5.9 Nasdaq Listing. The Common Stock (x) shall be designated for quotation
--------------
or listed on Nasdaq and (y) shall not have been suspended by the SEC or the
Principal Market from trading on Nasdaq nor shall suspension by the SEC or
Nasdaq have been threatened either (A) in writing by the SEC or Nasdaq or (B)
except as set forth in the Disclosure Schedule, by falling below the minimum
listing maintenance requirements of the Nasdaq; and the Shares and Warrant
Shares issuable upon exercise of the Warrants (without regard to any limitations
on exercises) shall be listed (subject to official notice of issuance) upon the
Nasdaq.
6. Conditions of the Company's Obligations at Closing. The obligations of
---------------------------------------------------
the Company to sell, issue and deliver the Shares and Warrants to each Investor
at the Closing are subject to the fulfillment or written waiver by the Company
of each of the following conditions by such Investor:
6.1 Representations and Warranties. The representations and warranties of
-------------------------------
such Investor contained in Section 3 shall be true on and as of the Closing with
the same effect as though such representations and warranties had been made on
and as of the Closing (except for representations and warranties that speak as
of a specific date).
6.2 Performance. The Investor shall have performed and complied with all
-----------
agreements, obligations and conditions contained in this Agreement that are
required to be performed or complied with on or before the Closing.
6.3 Qualifications. All authorizations, approvals or permits, if any, of
--------------
any governmental authority or regulatory body of the United States or of any
state that are required in connection with the lawful issuance and sale of the
Common Stock pursuant to this Agreement shall be duly obtained and effective as
of the Closing.
6.4 Investor Questionnaires. The Investor shall have completed, executed
------------------------
and delivered to the Company a completed Investor Questionnaire in the form
attached hereto as Exhibit C.
---------
6.5 Purchase Price. The Investor shall have paid to the Company its
---------------
respective Purchase Price for the Shares and Warrants as indicated on the
Schedule of Investors.
6.6 Required Stockholder Approval. The Company shall have obtained the
-------------------------------
Required Stockholder Approval.
7. Miscellaneous.
-------------
7.1 Entire Agreement. This Agreement and the documents referred to herein
----------------
and all Schedules and Exhibits thereto constitute the entire agreement among the
parties and no party shall be liable or bound to any other party in any manner
by any warranties, representations or covenants except as specifically set forth
herein or therein.
7.2 Survival. The parties agree that, regardless of any investigation made
--------
by the parties, the warranties, representations and covenants of the Company and
the Investors contained in or made pursuant to this Agreement (including,
without limitation, the provisions of Section 4) shall survive the execution and
delivery of this Agreement and the Closing.
7.3 Successors and Assigns.

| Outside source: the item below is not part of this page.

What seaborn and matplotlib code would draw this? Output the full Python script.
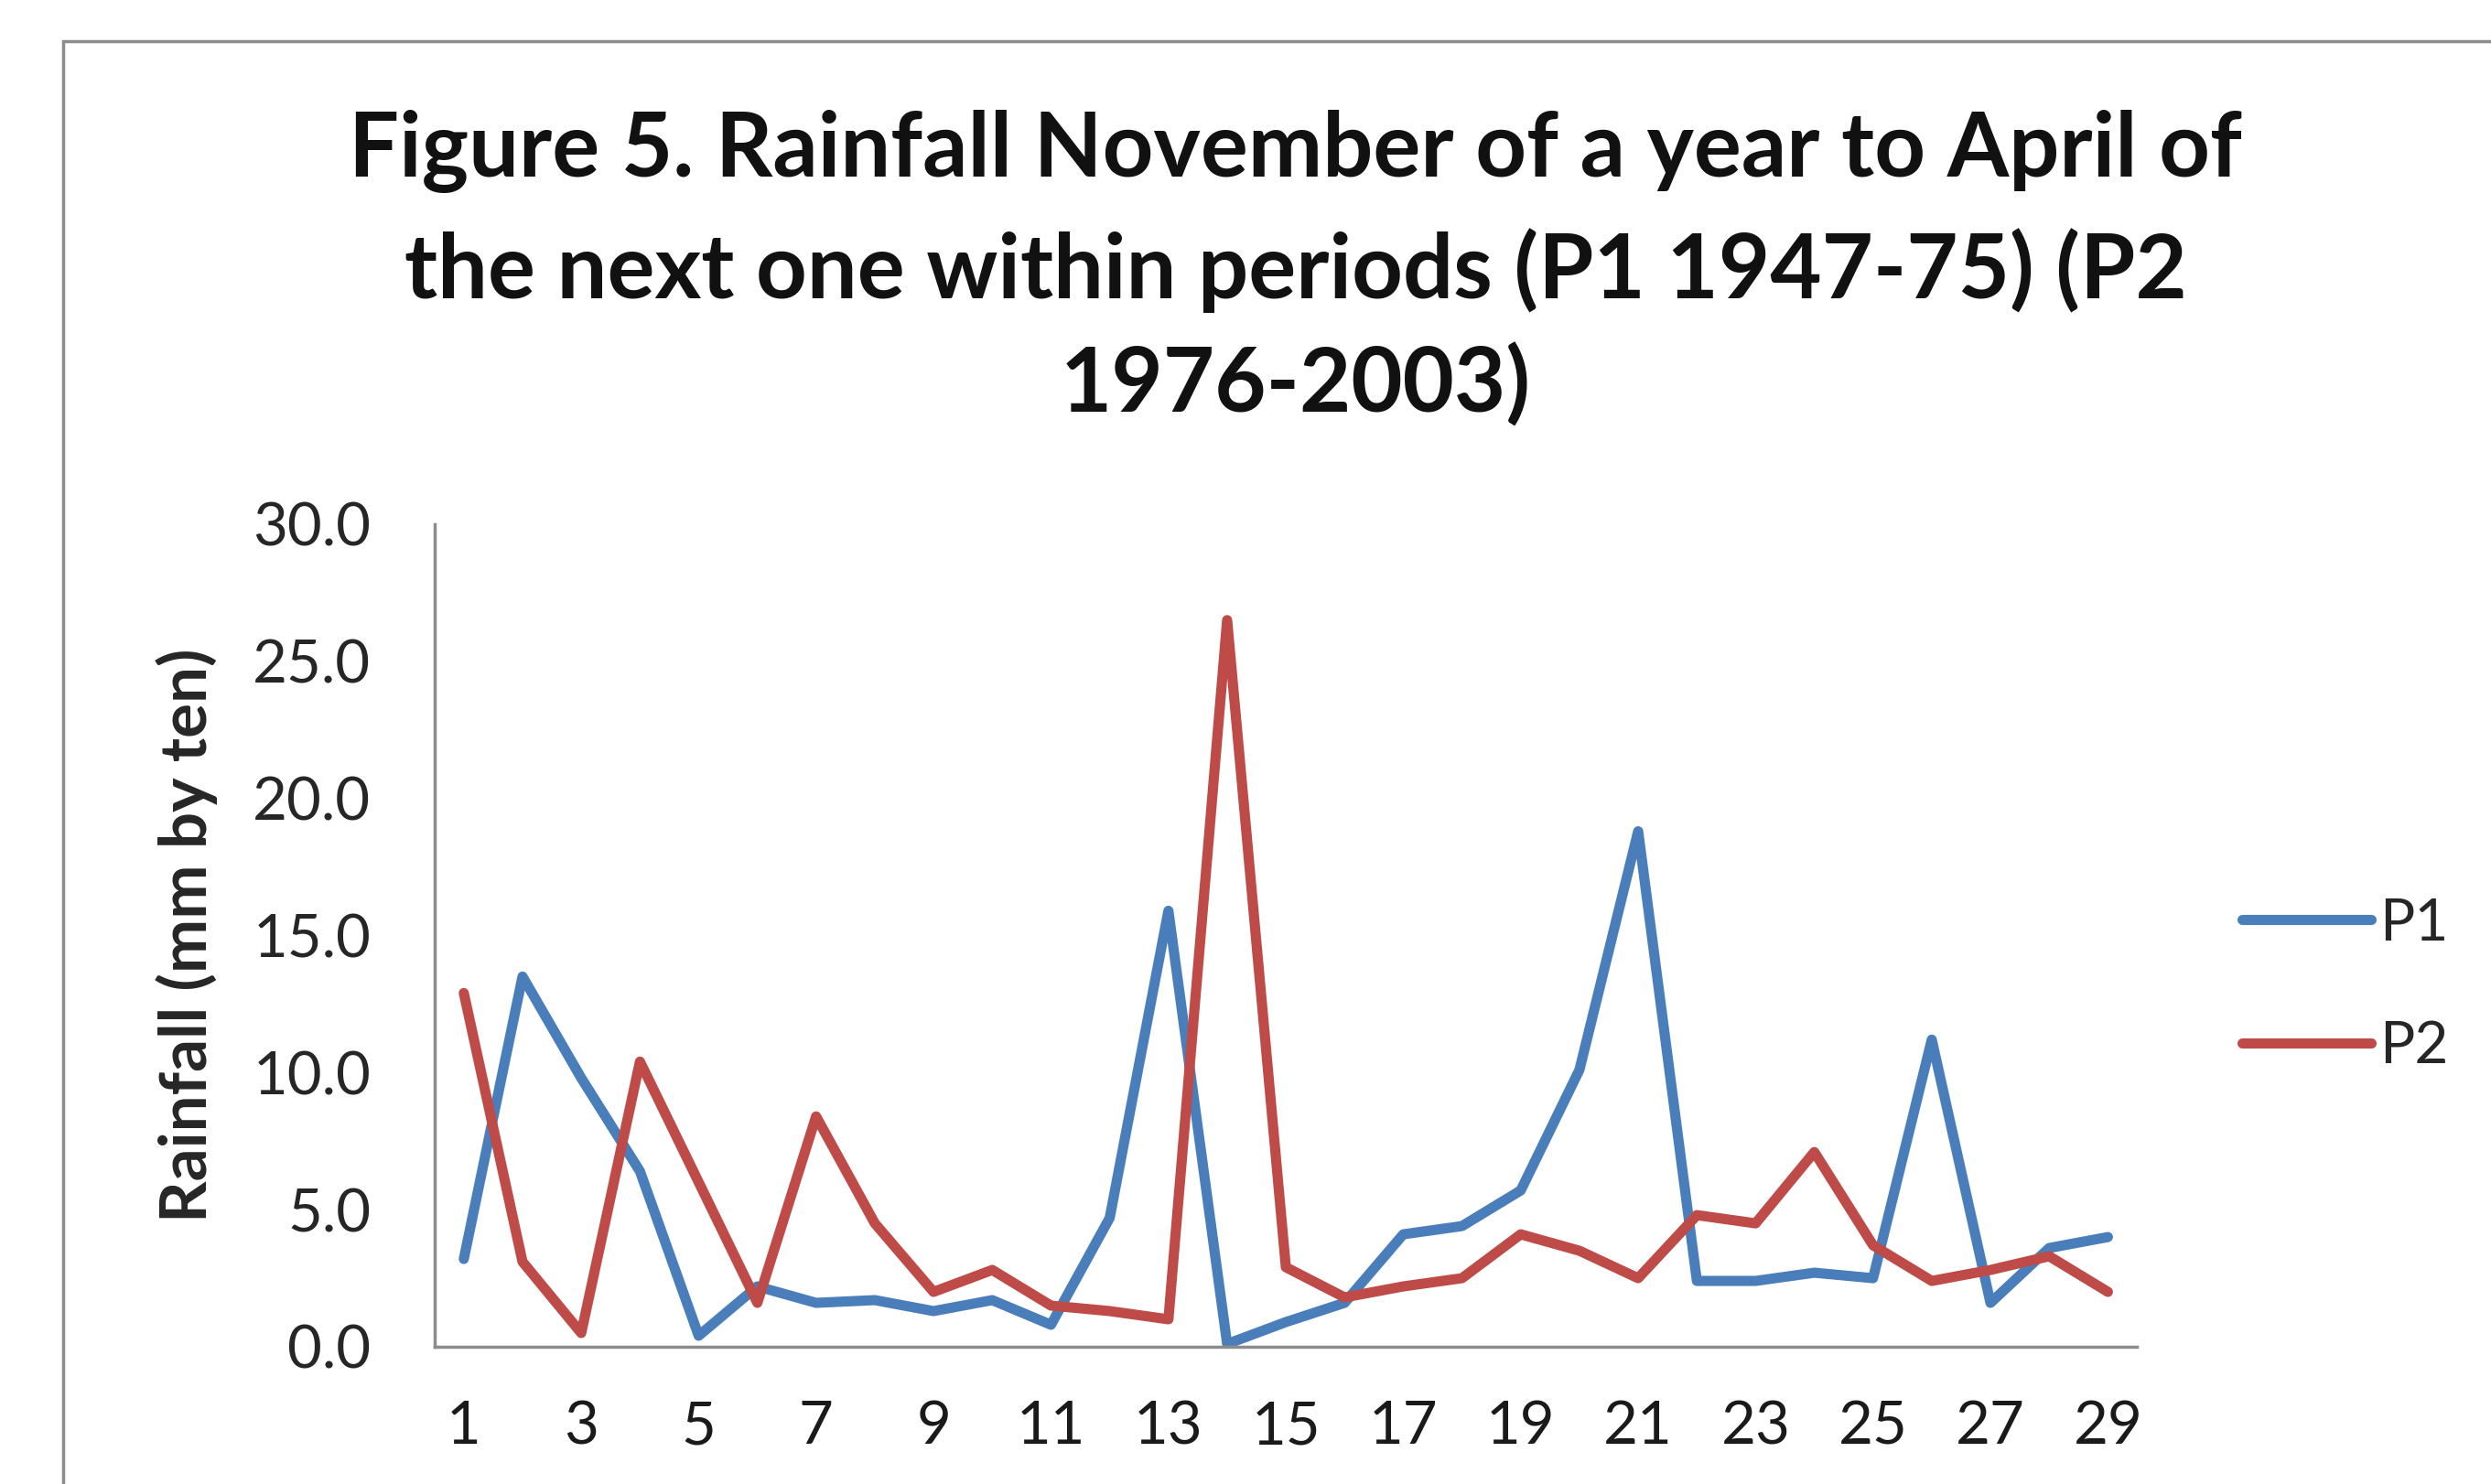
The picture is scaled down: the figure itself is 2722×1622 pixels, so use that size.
import matplotlib
matplotlib.use("Agg")
import matplotlib.pyplot as plt
import seaborn as sns
import pandas as pd
from matplotlib.patches import Rectangle
from matplotlib.lines import Line2D

# ---- data ----
periods = list(range(1, 30))
p1 = [3.2, 13.5, 9.8, 6.4, 0.4, 2.2, 1.6, 1.7, 1.3, 1.7, 0.8, 4.7, 15.9, 0.1,
      0.9, 1.6, 4.1, 4.4, 5.7, 10.1, 18.8, 2.4, 2.4, 2.7, 2.5, 11.2, 1.6, 3.6, 4.0]
p2 = [12.9, 3.1, 0.5, 10.4, 6.0, 1.6, 8.4, 4.5, 2.0, 2.8, 1.5, 1.3, 1.0, 26.5,
      2.9, 1.8, 2.2, 2.5, 4.1, 3.5, 2.5, 4.8, 4.5, 7.1, 3.7, 2.4, 2.8, 3.3, 2.0]
series_names = ["P1", "P2"]
yticks = [0, 5, 10, 15, 20, 25, 30]
xticks = list(range(1, 30, 2))
title_lines = ["Figure 5. Rainfall November of a year to April of",
               "the next one within periods (P1 1947-75) (P2",
               "1976-2003)"]
ylabel = "Rainfall (mm by ten)"

df = pd.DataFrame({"period": periods * 2,
                   "value": p1 + p2,
                   "series": [series_names[0]] * len(p1) + [series_names[1]] * len(p2)})

sns.set_style("white")
plt.rcParams["font.family"] = ["Lato", "DejaVu Sans"]

fig = plt.figure(figsize=(27.22, 16.22), dpi=100)
ax = fig.add_axes([0.1744, 0.0925, 0.6836, 0.5543])

# chart border (Excel chart area)
fig.patches.append(Rectangle((69 / 2722, -0.1), 1.2, 1 - 45 / 1622 + 0.1,
                             transform=fig.transFigure, fill=False,
                             edgecolor="#8c8c8c", linewidth=2.5, zorder=0))

palette = {"P1": "#4a7ebb", "P2": "#be4b48"}
sns.lineplot(data=df, x="period", y="value", hue="series", palette=palette,
             linewidth=8, ax=ax, legend=False)

ax.set_xlim(0.5, 29.5)
ax.set_ylim(0, 30)
ax.set_yticks(yticks)
ax.set_yticklabels([f"{v:.1f}" for v in yticks], fontsize=47, color="#262626")
ax.set_xticks(xticks)
ax.set_xticklabels([str(v) for v in xticks], fontsize=47, color="#1a1a1a")
ax.tick_params(axis="x", length=0, pad=42)
ax.tick_params(axis="y", length=0, pad=50)
ax.set_xlabel("")
ax.set_ylabel(ylabel, fontsize=51, fontweight="bold")
ax.yaxis.set_label_coords(-0.127, 0.5)
for s in ["top", "right"]:
    ax.spines[s].set_visible(False)
for s in ["left", "bottom"]:
    ax.spines[s].set_color("#8c8c8c")
    ax.spines[s].set_linewidth(2.5)
ax.grid(False)

for line, yc in zip(title_lines, [0.898, 0.818, 0.741]):
    fig.text(0.52, yc, line, ha="center", va="center", fontsize=70,
             fontweight="bold", color="#111111")

# legend
handles = [Line2D([0], [0], color=palette[n], linewidth=8) for n in series_names]
fig.legend(handles, series_names, loc="center left",
           bbox_to_anchor=(0.879, 0.336), frameon=False, fontsize=46,
           handlelength=2.2, handletextpad=0.15, labelspacing=1.2)

fig.savefig("out.png", dpi=100)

Except as otherwise provided herein, the terms
----------------------
and conditions of this Agreement shall inure to the benefit of and be binding
upon the respective successors and assigns of the parties (including permitted
transferees of any Securities). Nothing in this Agreement, express or implied,
is intended to confer upon any party other than the parties hereto or their
respective successors and assigns any rights, remedies, obligations or
liabilities under or by reason of this Agreement, except as expressly provided
in this Agreement.
7.4 Governing Law. This Agreement shall be governed by and construed under
-------------
the laws of the State of California as applied to agreements among California
residents entered into and to be performed entirely within California.
7.5 Counterparts. This Agreement may be executed in two or more
------------
counterparts, each of which shall be deemed an original, but all of which
together shall constitute one and the same instrument.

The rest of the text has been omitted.